'This year's basically a write-off'
There will be no comedy gigs in the UK until at least next year, a top virologist has suggested.
Dr Chris Smith said that it would be ‘carnage’ to open even small-scale entertainment venues before a Covid-19 vaccine is found – and said that for the sector as a whole: ‘I think this year is basically a write-off.’
In an interview with the BBC, Dr Smith, a Cambridge University lecturer and science broadcaster, expressed fears that some creative industries ‘won't ever recover’ from the ‘monumental impact’ of coronavirus.
But he said that leading figures in the entertainment industry need to think ‘not with their wallet, but with their head screwed on,’ to avoid undoing all the work the lockdown has achieved.
Dr Smith also poured cold water on the idea that venues could feasibly operate with social distancing in place.
‘How on earth would we ever have a system that was enforceable where you said, "You can go to a rock concert and watch Ed Sheeran but you've got to stand two metres apart?" Everyone would just laugh.’
‘In the short term, we're going to have to rethink all this because it's just not feasible to say, "let's just translate this into different numbers",’ he explained. ‘Because the economics don't work out for the artists and the venue holders, because those venues work at the capacity that they were built for.’
He also said getting people in and out of the venue – or even letting them go to the toilet – without social contact would be impractical.
Dr Smith also says it would be a ‘terrible idea’ to let those who have already contracted Covid-19 back into venues as it could encourage people to deliberately catch the disease to get their life back to normal. Especially given that science has not proven that you become immune after your first infection.
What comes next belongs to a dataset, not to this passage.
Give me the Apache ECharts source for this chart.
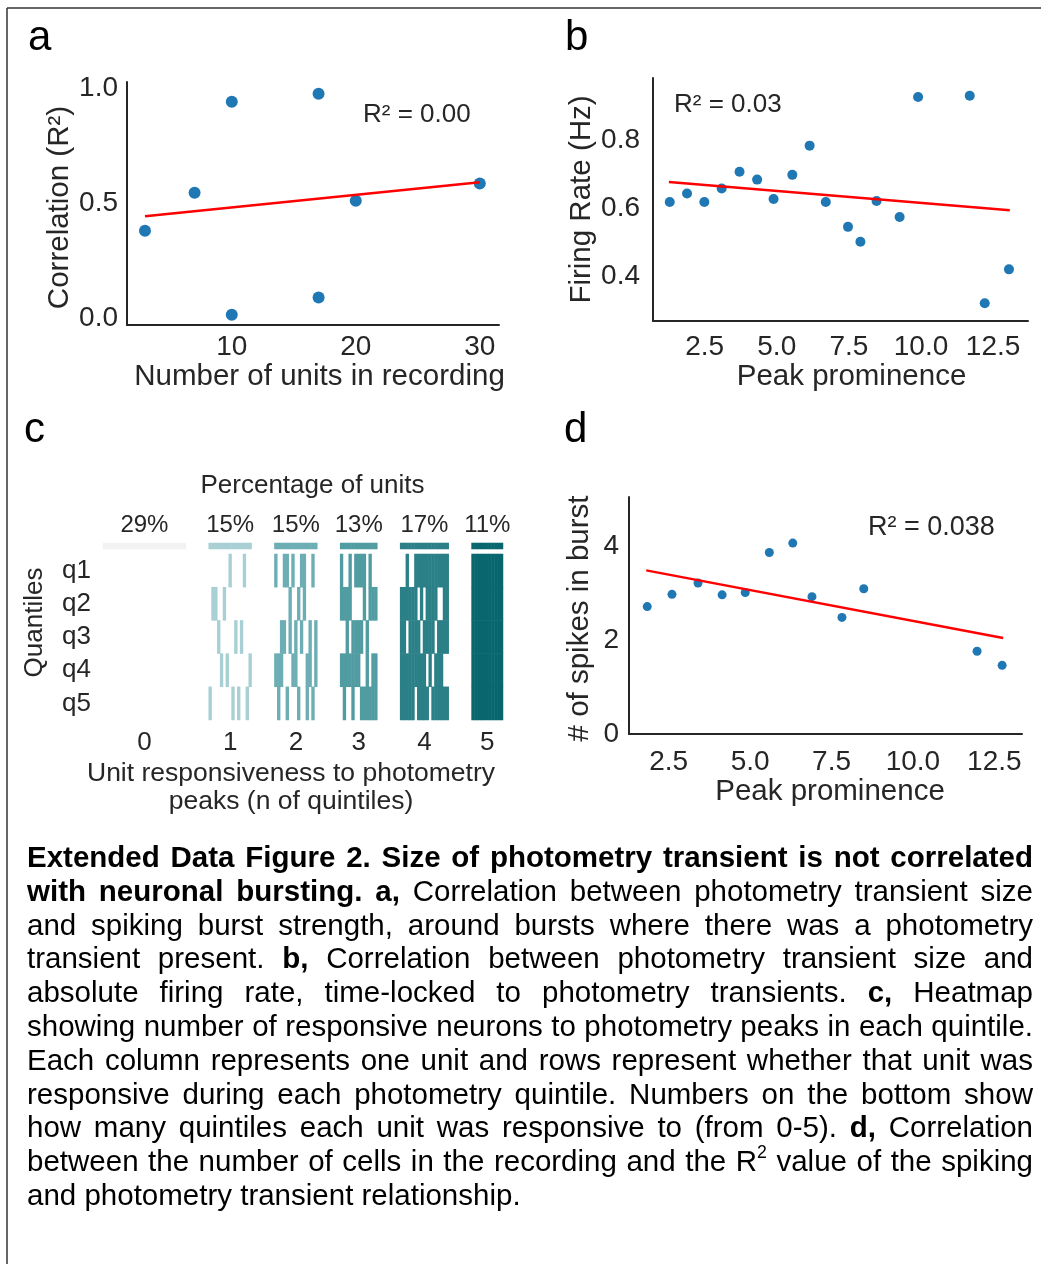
<!DOCTYPE html>
<html>
<head>
<meta charset="utf-8">
<script src="https://cdn.jsdelivr.net/npm/echarts@6/dist/echarts.min.js"></script>
<style>
  html, body { margin: 0; padding: 0; background: #fff; }
  #wrap { position: relative; width: 1041px; height: 1264px; overflow: hidden; }
  #fig { position: absolute; left: 0; top: 0; width: 1041px; height: 1264px; }
  #caption {
    position: absolute; left: 27px; top: 840px; width: 1006px;
    font-family: 'Liberation Sans', Arial, sans-serif; font-size: 29.5px;
    line-height: 33.8px; color: #000;
  }
  #caption div { text-align: justify; text-align-last: justify; }
  #caption div.last { text-align-last: left; }
  #caption sup { font-size: 0.6em; line-height: 0; vertical-align: 0.75em; }
</style>
</head>
<body>
<div id="wrap">
  <div id="fig"></div>
  <div id="caption">
    <div><b>Extended Data Figure 2. Size of photometry transient is not correlated</b></div>
    <div><b>with neuronal bursting. a,</b> Correlation between photometry transient size</div>
    <div>and spiking burst strength, around bursts where there was a photometry</div>
    <div>transient present. <b>b,</b> Correlation between photometry transient size and</div>
    <div>absolute firing rate, time-locked to photometry transients. <b>c,</b> Heatmap</div>
    <div>showing number of responsive neurons to photometry peaks in each quintile.</div>
    <div>Each column represents one unit and rows represent whether that unit was</div>
    <div>responsive during each photometry quintile. Numbers on the bottom show</div>
    <div>how many quintiles each unit was responsive to (from 0-5). <b>d,</b> Correlation</div>
    <div>between the number of cells in the recording and the R<sup>2</sup> value of the spiking</div>
    <div class="last">and photometry transient relationship.</div>
  </div>
</div>
<script>
var fig = echarts.init(document.getElementById('fig'));
var FONT = "'Liberation Sans', Arial, sans-serif";

// a: R2 of spiking/photometry relationship vs number of units
var aUnits = [3, 7, 10, 10, 17, 17, 20, 30];
var aCorr = [0.38, 0.545, 0.94, 0.015, 0.975, 0.09, 0.51, 0.585];
var aFit = [[3, 0.443], [30, 0.59]];

// b: firing rate vs peak prominence
var bProm = [1.29, 1.89, 2.49, 3.09, 3.71, 4.32, 4.89, 5.54, 6.14, 6.70, 7.47, 7.90, 8.46, 9.26, 9.90, 11.69, 12.21, 13.05];
var bRate = [0.618, 0.643, 0.618, 0.658, 0.707, 0.684, 0.627, 0.698, 0.784, 0.618, 0.545, 0.501, 0.621, 0.574, 0.927, 0.931, 0.320, 0.420];
var bFit = [[1.26, 0.677], [13.08, 0.594]];

// d: spikes in burst vs peak prominence
var dProm = [1.84, 2.60, 3.40, 4.14, 4.85, 5.59, 6.31, 6.90, 7.82, 8.49, 11.97, 12.74];
var dSpikes = [2.71, 2.97, 3.21, 2.96, 3.01, 3.86, 4.06, 2.92, 2.48, 3.09, 1.76, 1.46];
var dFit = [[1.81, 3.48], [12.77, 2.04]];

// c: responsiveness heatmap
var quintiles = ['q1', 'q2', 'q3', 'q4', 'q5'];
var groupLabels = ['0', '1', '2', '3', '4', '5'];
var groupPct = [29, 15, 15, 13, 17, 11];   // one unit per percent
var g1Resp = [[5], [2], [2], [3], [4], [2], [4], [1], [5], [3], [5], [3], [1], [5], [4]];
var g2Resp = [[1, 4], [4, 5], [3, 4], [1, 3], [1, 5], [2, 3], [1, 4], [3, 4], [2, 5], [1, 3], [1, 2], [4, 5], [3, 4], [1, 5], [3, 4]];
var g3Resp = [[1, 2, 4], [2, 4, 5], [2, 3, 4], [1, 2, 4], [3, 4, 5], [1, 3, 4], [1, 3, 4], [1, 3, 5], [1, 2, 5], [3, 4, 5], [1, 2, 5], [2, 4, 5], [2, 4, 5]];
var g4Miss = [1, 1, 3, 1, 1, 5, 2, 3, 2, 4, 5, 4, 3, 2, 2, 4, 4];   // the one quintile missed

var groupColors = ['#f2f2f2', '#a8d0d4', '#6caeb4', '#509ca1', '#2b8088', '#08666f'];

var respByGroup = [[], g1Resp, g2Resp, g3Resp, [], []];
for (var u = 0; u < groupPct[0]; u++) respByGroup[0].push([]);
g4Miss.forEach(function (m) {
    respByGroup[4].push([1, 2, 3, 4, 5].filter(function (q) { return q !== m; }));
});
for (var u = 0; u < groupPct[5]; u++) respByGroup[5].push([1, 2, 3, 4, 5]);

var gapSlots = 8;
var groupStart = [], slot = 0;
groupPct.forEach(function (n) { groupStart.push(slot); slot += n + gapSlots; });
var totalSlots = slot - gapSlots;
var slots = [];
for (var i = 0; i < totalSlots; i++) slots.push(String(i));
var centerLabel = {}, centerPct = {};
groupPct.forEach(function (n, g) {
    var c = groupStart[g] + Math.floor(n / 2);
    centerLabel[c] = groupLabels[g];
    centerPct[c] = groupPct[g] + '%';
});

var barCells = [], cells = [];
respByGroup.forEach(function (units, g) {
    units.forEach(function (resp, k) {
        var x = groupStart[g] + k;
        barCells.push([x, 0, g]);
        resp.forEach(function (q) { cells.push([x, q - 1, g]); });
    });
});

function zip(xs, ys) { return xs.map(function (x, i) { return [x, ys[i]]; }); }

var ink = '#262626';
function valueAxis(grid, min, max, ticks, digits, margin, name, gap, pad) {
    return {
        type: 'value', gridIndex: grid, min: min, max: max,
        name: name, nameLocation: 'middle', nameGap: gap,
        nameTextStyle: { fontSize: 29.5, color: ink, fontFamily: FONT, padding: pad },
        axisLine: { show: true, onZero: false, lineStyle: { color: ink, width: 2 } },
        axisTick: { show: false },
        splitLine: { show: false },
        axisLabel: {
            customValues: ticks, margin: margin, fontSize: 28, color: ink, fontFamily: FONT,
            formatter: function (v) { return v.toFixed(digits); }
        }
    };
}

option = {
    animation: false,
    backgroundColor: '#fff',
    grid: [
        { left: 127, top: 82, width: 372, height: 243 },
        { left: 653, top: 78, width: 375, height: 243 },
        { left: 629, top: 497, width: 393, height: 237 },
        { left: 103, top: 543, width: 400, height: 6 },
        { left: 103, top: 554, width: 400, height: 166 }
    ],
    xAxis: [
        valueAxis(0, 1.55, 31.55, [10, 20, 30], 0, 8, 'Number of units in recording', 30, [0, 0, 0, 13]),
        valueAxis(1, 0.71, 13.71, [2.5, 5, 7.5, 10, 12.5], 1, 12, 'Peak prominence', 41, [0, 0, 0, 22]),
        valueAxis(2, 1.28, 13.35, [2.5, 5, 7.5, 10, 12.5], 1, 14, 'Peak prominence', 43, [0, 0, 0, 9]),
        {
            type: 'category', gridIndex: 3, position: 'top', data: slots,
            name: 'Percentage of units', nameLocation: 'middle', nameGap: 44,
            nameTextStyle: { fontSize: 26, color: ink, fontFamily: FONT, padding: [0, 0, 0, 19] },
            axisLine: { show: false }, axisTick: { show: false },
            axisLabel: {
                interval: 0, margin: 6, fontSize: 24, color: ink, fontFamily: FONT,
                formatter: function (v) { return centerPct[v] || ''; }
            }
        },
        {
            type: 'category', gridIndex: 4, data: slots,
            name: 'Unit responsiveness to photometry\npeaks (n of quintiles)',
            nameLocation: 'middle', nameGap: 39,
            nameTextStyle: { fontSize: 26.5, lineHeight: 28.4, color: ink, fontFamily: FONT, padding: [0, 24, 0, 0] },
            axisLine: { show: false }, axisTick: { show: false },
            axisLabel: {
                interval: 0, margin: 10, fontSize: 26, color: ink, fontFamily: FONT,
                formatter: function (v) { return centerLabel[v] || ''; }
            }
        }
    ],
    yAxis: [
        Object.assign(valueAxis(0, -0.03, 1.026, [0, 0.5, 1], 1, 9, 'Correlation (R²)', 50, [0, 8, 0, 0]), { nameRotate: 90 }),
        Object.assign(valueAxis(1, 0.268, 0.983, [0.4, 0.6, 0.8], 1, 13, 'Firing Rate (Hz)', 56, [0, 0, 0, 0]), { nameRotate: 90 }),
        Object.assign(valueAxis(2, 0, 5.04, [0, 2, 4], 0, 10, '# of spikes in burst', 34, [0, 6, 0, 0]), { nameRotate: 90 }),
        {
            type: 'category', gridIndex: 3, data: ['pct'],
            axisLine: { show: false }, axisTick: { show: false }, axisLabel: { show: false }
        },
        {
            type: 'category', gridIndex: 4, data: quintiles, inverse: true,
            name: 'Quantiles', nameLocation: 'middle', nameGap: 55, nameRotate: 90,
            nameTextStyle: { fontSize: 26, color: ink, fontFamily: FONT, padding: [0, 0, 0, 29] },
            axisLine: { show: false }, axisTick: { show: false },
            axisLabel: { interval: 0, margin: 12, fontSize: 26, color: ink, fontFamily: FONT }
        }
    ],
    visualMap: {
        type: 'piecewise', show: false, dimension: 2, seriesIndex: [6, 7],
        pieces: groupColors.map(function (c, i) { return { value: i, color: c }; })
    },
    series: [
        { type: 'scatter', xAxisIndex: 0, yAxisIndex: 0, data: zip(aUnits, aCorr), symbolSize: 12, itemStyle: { color: '#1f77b4', opacity: 1 } },
        { type: 'line', xAxisIndex: 0, yAxisIndex: 0, data: aFit, showSymbol: false, lineStyle: { color: '#ff0000', width: 2.5 } },
        { type: 'scatter', xAxisIndex: 1, yAxisIndex: 1, data: zip(bProm, bRate), symbolSize: 10, itemStyle: { color: '#1f77b4', opacity: 1 } },
        { type: 'line', xAxisIndex: 1, yAxisIndex: 1, data: bFit, showSymbol: false, lineStyle: { color: '#ff0000', width: 2.5 } },
        { type: 'scatter', xAxisIndex: 2, yAxisIndex: 2, data: zip(dProm, dSpikes), symbolSize: 9, itemStyle: { color: '#1f77b4', opacity: 1 } },
        { type: 'line', xAxisIndex: 2, yAxisIndex: 2, data: dFit, showSymbol: false, lineStyle: { color: '#ff0000', width: 2.5 } },
        { type: 'heatmap', xAxisIndex: 3, yAxisIndex: 3, data: barCells, emphasis: { disabled: true } },
        { type: 'heatmap', xAxisIndex: 4, yAxisIndex: 4, data: cells, emphasis: { disabled: true } }
    ],
    graphic: [
        { type: 'line', shape: { x1: 7, y1: 8, x2: 1041, y2: 8 }, style: { stroke: '#333', lineWidth: 1.5 } },
        { type: 'line', shape: { x1: 7, y1: 8, x2: 7, y2: 1264 }, style: { stroke: '#333', lineWidth: 1.5 } },
        { type: 'text', style: { text: 'a', x: 28, y: 38, fontSize: 42, fontFamily: FONT, fill: '#000', verticalAlign: 'middle' } },
        { type: 'text', style: { text: 'b', x: 565, y: 38, fontSize: 42, fontFamily: FONT, fill: '#000', verticalAlign: 'middle' } },
        { type: 'text', style: { text: 'c', x: 24, y: 430, fontSize: 42, fontFamily: FONT, fill: '#000', verticalAlign: 'middle' } },
        { type: 'text', style: { text: 'd', x: 564, y: 430, fontSize: 42, fontFamily: FONT, fill: '#000', verticalAlign: 'middle' } },
        { type: 'text', style: { text: 'R² = 0.00', x: 363, y: 115, fontSize: 26, fontFamily: FONT, fill: ink, verticalAlign: 'middle' } },
        { type: 'text', style: { text: 'R² = 0.03', x: 674, y: 105, fontSize: 26, fontFamily: FONT, fill: ink, verticalAlign: 'middle' } },
        { type: 'text', style: { text: 'R² = 0.038', x: 868, y: 528, fontSize: 27, fontFamily: FONT, fill: ink, verticalAlign: 'middle' } }
    ]
};

fig.setOption(option);
window.addEventListener('resize', function () { fig.resize(); });
</script>
</body>
</html>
Last week, major UK comedy venues told Chortle they were hoping to reopen in the late summer, but theatre impresario Sir Cameron Mackintosh has suggested the West End might be effectively dark until early next year
Last week, American bioethicist Dr Zeke Emanuel told the New York Times that promoters rescheduling concerts for autumn were being baselessly optimistic. ‘I have no idea how they think that's a plausible possibility,’ he said. ‘Realistically we're talking fall 2021 at the earliest’ – raising the possibility of 18 more months without live entertainment.
Ireland this week tentatively suggested theatres might open in August, but while Germany and France have tentatively mapped out a way out of lockdown, theatres and venues are at the back of the queue.